▶ _WORK TO COMPLETE_
Omit all images, then return the remaining material exactly as it stands.

▶ _DATA EXCERPT_
★ ★ ★ ★ ★

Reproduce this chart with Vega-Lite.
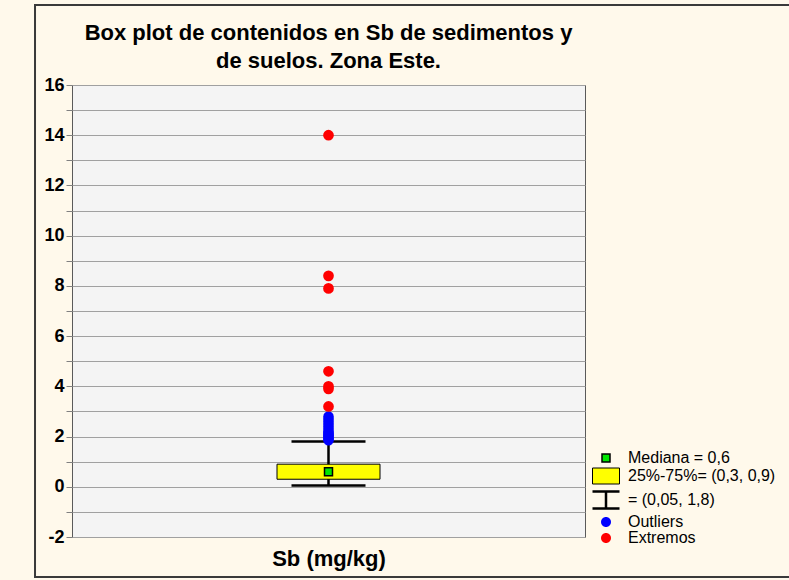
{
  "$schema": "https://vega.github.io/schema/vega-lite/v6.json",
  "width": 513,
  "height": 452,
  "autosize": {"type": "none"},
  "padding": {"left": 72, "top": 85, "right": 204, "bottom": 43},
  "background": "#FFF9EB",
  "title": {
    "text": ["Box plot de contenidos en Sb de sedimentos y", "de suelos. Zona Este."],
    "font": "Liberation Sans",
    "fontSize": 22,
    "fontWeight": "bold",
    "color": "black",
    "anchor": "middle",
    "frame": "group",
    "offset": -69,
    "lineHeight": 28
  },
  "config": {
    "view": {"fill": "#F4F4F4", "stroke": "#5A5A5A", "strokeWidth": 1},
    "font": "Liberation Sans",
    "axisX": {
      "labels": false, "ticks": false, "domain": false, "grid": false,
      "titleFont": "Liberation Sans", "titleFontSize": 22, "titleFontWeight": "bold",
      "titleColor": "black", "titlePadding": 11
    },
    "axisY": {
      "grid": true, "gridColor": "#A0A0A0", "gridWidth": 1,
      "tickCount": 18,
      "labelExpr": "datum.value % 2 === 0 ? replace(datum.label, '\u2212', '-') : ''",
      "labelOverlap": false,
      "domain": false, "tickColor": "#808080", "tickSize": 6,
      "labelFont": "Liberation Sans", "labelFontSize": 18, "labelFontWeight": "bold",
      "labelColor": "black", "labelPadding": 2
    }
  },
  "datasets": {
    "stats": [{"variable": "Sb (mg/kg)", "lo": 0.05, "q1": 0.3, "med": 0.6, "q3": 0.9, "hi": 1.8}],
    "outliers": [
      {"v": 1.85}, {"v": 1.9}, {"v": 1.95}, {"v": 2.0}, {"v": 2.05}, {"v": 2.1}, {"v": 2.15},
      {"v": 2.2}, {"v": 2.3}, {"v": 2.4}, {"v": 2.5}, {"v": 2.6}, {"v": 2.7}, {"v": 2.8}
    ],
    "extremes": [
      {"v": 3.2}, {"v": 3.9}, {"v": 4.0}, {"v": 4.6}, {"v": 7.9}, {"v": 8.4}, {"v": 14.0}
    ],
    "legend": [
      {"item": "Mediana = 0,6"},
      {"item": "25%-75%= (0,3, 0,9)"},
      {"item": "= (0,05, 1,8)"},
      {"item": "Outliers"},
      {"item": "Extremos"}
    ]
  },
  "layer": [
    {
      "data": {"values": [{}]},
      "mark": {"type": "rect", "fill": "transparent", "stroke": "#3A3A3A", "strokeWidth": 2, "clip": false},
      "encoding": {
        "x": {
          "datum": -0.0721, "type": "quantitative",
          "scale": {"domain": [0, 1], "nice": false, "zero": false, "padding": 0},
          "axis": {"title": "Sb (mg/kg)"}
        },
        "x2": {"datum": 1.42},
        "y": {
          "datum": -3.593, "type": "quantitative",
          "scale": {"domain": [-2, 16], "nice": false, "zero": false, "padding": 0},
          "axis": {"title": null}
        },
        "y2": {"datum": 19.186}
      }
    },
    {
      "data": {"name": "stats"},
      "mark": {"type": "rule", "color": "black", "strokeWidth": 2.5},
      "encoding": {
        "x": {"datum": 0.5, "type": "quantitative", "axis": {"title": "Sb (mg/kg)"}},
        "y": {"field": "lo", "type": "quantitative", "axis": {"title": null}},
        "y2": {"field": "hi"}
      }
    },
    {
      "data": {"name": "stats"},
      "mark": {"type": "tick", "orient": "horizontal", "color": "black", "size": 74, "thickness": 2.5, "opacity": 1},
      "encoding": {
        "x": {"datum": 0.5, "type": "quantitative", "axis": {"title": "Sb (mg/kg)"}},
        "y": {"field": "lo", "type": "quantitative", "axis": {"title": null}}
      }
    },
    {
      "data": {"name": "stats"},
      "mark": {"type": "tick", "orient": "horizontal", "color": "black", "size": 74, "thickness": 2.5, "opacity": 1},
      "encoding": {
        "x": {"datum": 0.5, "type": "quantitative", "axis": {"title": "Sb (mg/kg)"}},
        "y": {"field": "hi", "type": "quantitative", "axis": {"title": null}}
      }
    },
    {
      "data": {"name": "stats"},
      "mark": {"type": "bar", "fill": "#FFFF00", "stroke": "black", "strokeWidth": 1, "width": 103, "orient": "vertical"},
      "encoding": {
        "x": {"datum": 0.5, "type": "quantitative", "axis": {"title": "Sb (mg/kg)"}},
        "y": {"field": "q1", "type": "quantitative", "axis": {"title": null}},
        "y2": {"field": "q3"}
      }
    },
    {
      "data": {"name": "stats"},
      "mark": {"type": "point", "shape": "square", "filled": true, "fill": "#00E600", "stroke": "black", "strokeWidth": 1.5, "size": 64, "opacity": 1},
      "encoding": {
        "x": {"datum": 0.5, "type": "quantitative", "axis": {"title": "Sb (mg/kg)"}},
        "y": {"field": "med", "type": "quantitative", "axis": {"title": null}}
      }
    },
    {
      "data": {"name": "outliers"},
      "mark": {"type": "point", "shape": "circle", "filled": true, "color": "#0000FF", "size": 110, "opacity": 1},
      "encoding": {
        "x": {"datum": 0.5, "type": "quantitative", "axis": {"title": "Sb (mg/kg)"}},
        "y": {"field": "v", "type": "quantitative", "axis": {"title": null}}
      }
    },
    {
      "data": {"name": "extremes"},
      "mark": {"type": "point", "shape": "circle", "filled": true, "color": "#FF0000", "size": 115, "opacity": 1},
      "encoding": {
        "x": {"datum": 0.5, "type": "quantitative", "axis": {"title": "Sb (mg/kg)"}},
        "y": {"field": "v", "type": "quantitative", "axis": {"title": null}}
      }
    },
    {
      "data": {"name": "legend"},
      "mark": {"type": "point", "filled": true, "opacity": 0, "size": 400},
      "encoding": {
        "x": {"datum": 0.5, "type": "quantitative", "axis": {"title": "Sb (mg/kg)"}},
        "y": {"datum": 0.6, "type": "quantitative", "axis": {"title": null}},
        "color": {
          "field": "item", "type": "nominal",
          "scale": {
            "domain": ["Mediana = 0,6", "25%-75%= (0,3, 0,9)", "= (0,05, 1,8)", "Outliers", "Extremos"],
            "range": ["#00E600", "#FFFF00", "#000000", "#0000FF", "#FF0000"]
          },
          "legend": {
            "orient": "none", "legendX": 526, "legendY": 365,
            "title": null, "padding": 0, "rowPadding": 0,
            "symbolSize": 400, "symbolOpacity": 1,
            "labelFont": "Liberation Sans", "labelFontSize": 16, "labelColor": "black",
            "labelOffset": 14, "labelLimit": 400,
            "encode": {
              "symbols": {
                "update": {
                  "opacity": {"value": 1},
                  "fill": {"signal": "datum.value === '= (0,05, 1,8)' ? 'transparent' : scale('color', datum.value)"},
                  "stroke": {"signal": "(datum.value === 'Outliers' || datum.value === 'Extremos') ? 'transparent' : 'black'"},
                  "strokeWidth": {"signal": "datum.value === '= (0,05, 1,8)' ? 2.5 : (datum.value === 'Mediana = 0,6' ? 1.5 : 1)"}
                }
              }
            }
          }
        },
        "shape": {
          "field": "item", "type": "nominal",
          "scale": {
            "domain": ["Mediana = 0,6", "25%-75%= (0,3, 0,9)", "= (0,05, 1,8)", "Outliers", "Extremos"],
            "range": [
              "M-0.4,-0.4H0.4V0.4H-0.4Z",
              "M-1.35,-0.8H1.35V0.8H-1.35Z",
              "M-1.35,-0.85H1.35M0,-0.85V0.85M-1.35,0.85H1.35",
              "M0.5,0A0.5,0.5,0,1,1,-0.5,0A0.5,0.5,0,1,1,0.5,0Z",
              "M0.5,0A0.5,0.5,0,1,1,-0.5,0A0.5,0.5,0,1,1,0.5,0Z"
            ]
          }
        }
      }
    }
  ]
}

★ ★ ★ ★ ★

▶ _SOLUTION TO THIS PROBLEM_
Reproduce this chart with Vega-Lite.
{
  "$schema": "https://vega.github.io/schema/vega-lite/v6.json",
  "width": 513,
  "height": 452,
  "autosize": {"type": "none"},
  "padding": {"left": 72, "top": 85, "right": 204, "bottom": 43},
  "background": "#FFF9EB",
  "title": {
    "text": ["Box plot de contenidos en Sb de sedimentos y", "de suelos. Zona Este."],
    "font": "Liberation Sans",
    "fontSize": 22,
    "fontWeight": "bold",
    "color": "black",
    "anchor": "middle",
    "frame": "group",
    "offset": -69,
    "lineHeight": 28
  },
  "config": {
    "view": {"fill": "#F4F4F4", "stroke": "#5A5A5A", "strokeWidth": 1},
    "font": "Liberation Sans",
    "axisX": {
      "labels": false, "ticks": false, "domain": false, "grid": false,
      "titleFont": "Liberation Sans", "titleFontSize": 22, "titleFontWeight": "bold",
      "titleColor": "black", "titlePadding": 11
    },
    "axisY": {
      "grid": true, "gridColor": "#A0A0A0", "gridWidth": 1,
      "tickCount": 18,
      "labelExpr": "datum.value % 2 === 0 ? replace(datum.label, '\u2212', '-') : ''",
      "labelOverlap": false,
      "domain": false, "tickColor": "#808080", "tickSize": 6,
      "labelFont": "Liberation Sans", "labelFontSize": 18, "labelFontWeight": "bold",
      "labelColor": "black", "labelPadding": 2
    }
  },
  "datasets": {
    "stats": [{"variable": "Sb (mg/kg)", "lo": 0.05, "q1": 0.3, "med": 0.6, "q3": 0.9, "hi": 1.8}],
    "outliers": [
      {"v": 1.85}, {"v": 1.9}, {"v": 1.95}, {"v": 2.0}, {"v": 2.05}, {"v": 2.1}, {"v": 2.15},
      {"v": 2.2}, {"v": 2.3}, {"v": 2.4}, {"v": 2.5}, {"v": 2.6}, {"v": 2.7}, {"v": 2.8}
    ],
    "extremes": [
      {"v": 3.2}, {"v": 3.9}, {"v": 4.0}, {"v": 4.6}, {"v": 7.9}, {"v": 8.4}, {"v": 14.0}
    ],
    "legend": [
      {"item": "Mediana = 0,6"},
      {"item": "25%-75%= (0,3, 0,9)"},
      {"item": "= (0,05, 1,8)"},
      {"item": "Outliers"},
      {"item": "Extremos"}
    ]
  },
  "layer": [
    {
      "data": {"values": [{}]},
      "mark": {"type": "rect", "fill": "transparent", "stroke": "#3A3A3A", "strokeWidth": 2, "clip": false},
      "encoding": {
        "x": {
          "datum": -0.0721, "type": "quantitative",
          "scale": {"domain": [0, 1], "nice": false, "zero": false, "padding": 0},
          "axis": {"title": "Sb (mg/kg)"}
        },
        "x2": {"datum": 1.42},
        "y": {
          "datum": -3.593, "type": "quantitative",
          "scale": {"domain": [-2, 16], "nice": false, "zero": false, "padding": 0},
          "axis": {"title": null}
        },
        "y2": {"datum": 19.186}
      }
    },
    {
      "data": {"name": "stats"},
      "mark": {"type": "rule", "color": "black", "strokeWidth": 2.5},
      "encoding": {
        "x": {"datum": 0.5, "type": "quantitative", "axis": {"title": "Sb (mg/kg)"}},
        "y": {"field": "lo", "type": "quantitative", "axis": {"title": null}},
        "y2": {"field": "hi"}
      }
    },
    {
      "data": {"name": "stats"},
      "mark": {"type": "tick", "orient": "horizontal", "color": "black", "size": 74, "thickness": 2.5, "opacity": 1},
      "encoding": {
        "x": {"datum": 0.5, "type": "quantitative", "axis": {"title": "Sb (mg/kg)"}},
        "y": {"field": "lo", "type": "quantitative", "axis": {"title": null}}
      }
    },
    {
      "data": {"name": "stats"},
      "mark": {"type": "tick", "orient": "horizontal", "color": "black", "size": 74, "thickness": 2.5, "opacity": 1},
      "encoding": {
        "x": {"datum": 0.5, "type": "quantitative", "axis": {"title": "Sb (mg/kg)"}},
        "y": {"field": "hi", "type": "quantitative", "axis": {"title": null}}
      }
    },
    {
      "data": {"name": "stats"},
      "mark": {"type": "bar", "fill": "#FFFF00", "stroke": "black", "strokeWidth": 1, "width": 103, "orient": "vertical"},
      "encoding": {
        "x": {"datum": 0.5, "type": "quantitative", "axis": {"title": "Sb (mg/kg)"}},
        "y": {"field": "q1", "type": "quantitative", "axis": {"title": null}},
        "y2": {"field": "q3"}
      }
    },
    {
      "data": {"name": "stats"},
      "mark": {"type": "point", "shape": "square", "filled": true, "fill": "#00E600", "stroke": "black", "strokeWidth": 1.5, "size": 64, "opacity": 1},
      "encoding": {
        "x": {"datum": 0.5, "type": "quantitative", "axis": {"title": "Sb (mg/kg)"}},
        "y": {"field": "med", "type": "quantitative", "axis": {"title": null}}
      }
    },
    {
      "data": {"name": "outliers"},
      "mark": {"type": "point", "shape": "circle", "filled": true, "color": "#0000FF", "size": 110, "opacity": 1},
      "encoding": {
        "x": {"datum": 0.5, "type": "quantitative", "axis": {"title": "Sb (mg/kg)"}},
        "y": {"field": "v", "type": "quantitative", "axis": {"title": null}}
      }
    },
    {
      "data": {"name": "extremes"},
      "mark": {"type": "point", "shape": "circle", "filled": true, "color": "#FF0000", "size": 115, "opacity": 1},
      "encoding": {
        "x": {"datum": 0.5, "type": "quantitative", "axis": {"title": "Sb (mg/kg)"}},
        "y": {"field": "v", "type": "quantitative", "axis": {"title": null}}
      }
    },
    {
      "data": {"name": "legend"},
      "mark": {"type": "point", "filled": true, "opacity": 0, "size": 400},
      "encoding": {
        "x": {"datum": 0.5, "type": "quantitative", "axis": {"title": "Sb (mg/kg)"}},
        "y": {"datum": 0.6, "type": "quantitative", "axis": {"title": null}},
        "color": {
          "field": "item", "type": "nominal",
          "scale": {
            "domain": ["Mediana = 0,6", "25%-75%= (0,3, 0,9)", "= (0,05, 1,8)", "Outliers", "Extremos"],
            "range": ["#00E600", "#FFFF00", "#000000", "#0000FF", "#FF0000"]
          },
          "legend": {
            "orient": "none", "legendX": 526, "legendY": 365,
            "title": null, "padding": 0, "rowPadding": 0,
            "symbolSize": 400, "symbolOpacity": 1,
            "labelFont": "Liberation Sans", "labelFontSize": 16, "labelColor": "black",
            "labelOffset": 14, "labelLimit": 400,
            "encode": {
              "symbols": {
                "update": {
                  "opacity": {"value": 1},
                  "fill": {"signal": "datum.value === '= (0,05, 1,8)' ? 'transparent' : scale('color', datum.value)"},
                  "stroke": {"signal": "(datum.value === 'Outliers' || datum.value === 'Extremos') ? 'transparent' : 'black'"},
                  "strokeWidth": {"signal": "datum.value === '= (0,05, 1,8)' ? 2.5 : (datum.value === 'Mediana = 0,6' ? 1.5 : 1)"}
                }
              }
            }
          }
        },
        "shape": {
          "field": "item", "type": "nominal",
          "scale": {
            "domain": ["Mediana = 0,6", "25%-75%= (0,3, 0,9)", "= (0,05, 1,8)", "Outliers", "Extremos"],
            "range": [
              "M-0.4,-0.4H0.4V0.4H-0.4Z",
              "M-1.35,-0.8H1.35V0.8H-1.35Z",
              "M-1.35,-0.85H1.35M0,-0.85V0.85M-1.35,0.85H1.35",
              "M0.5,0A0.5,0.5,0,1,1,-0.5,0A0.5,0.5,0,1,1,0.5,0Z",
              "M0.5,0A0.5,0.5,0,1,1,-0.5,0A0.5,0.5,0,1,1,0.5,0Z"
            ]
          }
        }
      }
    }
  ]
}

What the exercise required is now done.